市川市大百科事典 こ 護岸 ごがん

護岸 ごがん

 水の浸食から、海や川、湖の岸を保護するために設ける構造物。また、水の勢いで堤防が削られたり、崩されたりするのを防ぐ。
国土交通省 4 護岸工法より

 上図の「蛇篭(じゃかご)」は、竹材や鉄線で編んだ長い籠に砕石を詰め込んだもの。
蛇篭(Wikipediaより)





 日本で最古の護岸と推測されるのが、弥生時代中・後期の原の辻遺跡(はるのつじ、長崎県壱岐市)で、護岸遺構が長崎県教育委員会によって発表されている。

 護岸は目的によって、以下の3つに分けられる。
○低水護岸: 海や川などで平常時に水が流れている部分(低水路)の岸を保護する
○高水護岸: 洪水や高潮など低水路から水があふれだしたとき(高水敷〈こうすいじき〉)に堤防が崩壊しないように、堤防の斜面にコンクリートブロックや自然石などを設置して強化する
○堤防護岸: 低水路の岸から堤防まで保護する



 構造形式は主に以下の3つ。
○傾斜護岸:捨石式、捨ブロック式など
○直立護岸:突型式(L型式を含む)、ケーソン式、コンクリートブロック積式、セル式、矢板式、石枠式など
○混成護岸:上の2つの組み合わせ
北陸地方整備局 第Ⅱ 海 岸 編より





 主に高度成長期に、東京湾の臨海部は直立護岸が設置され、埋め立てが進んだ。そのために、浅海域が減少し、干満帯(潮が引いたときに現れ、満ちたときに沈む、海と陸の境界領域)に生息する生物も減少した。

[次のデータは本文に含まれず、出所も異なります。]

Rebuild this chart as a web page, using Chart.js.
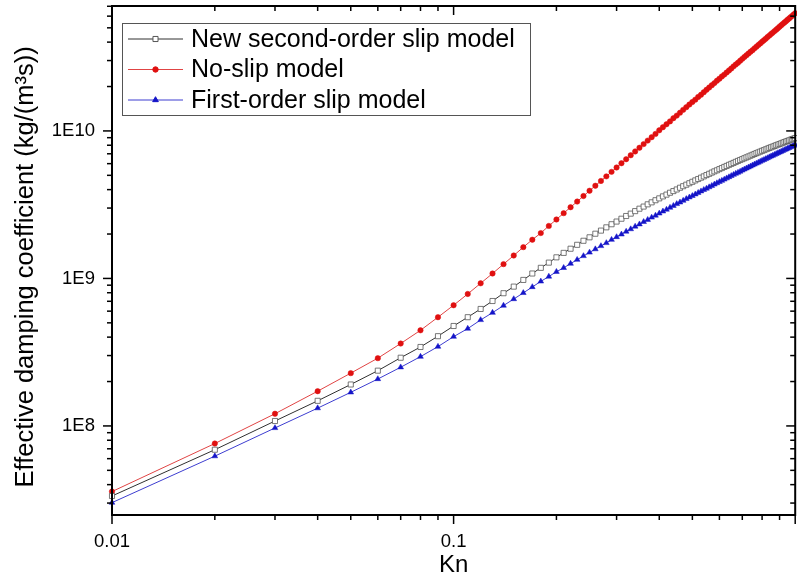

 市川市塩浜で、高度成長期の1973(昭和48)年に設置された鋼矢板による直立護岸は鋼矢板の腐食、老朽化、地盤沈下などが進んでいた。
5 海と陸との連続性・護岸より


 千葉県では、三番瀬再生計画に基づき、市川市塩浜1丁目地先に護岸を整備し、2014(平成26)年10月31日に完成。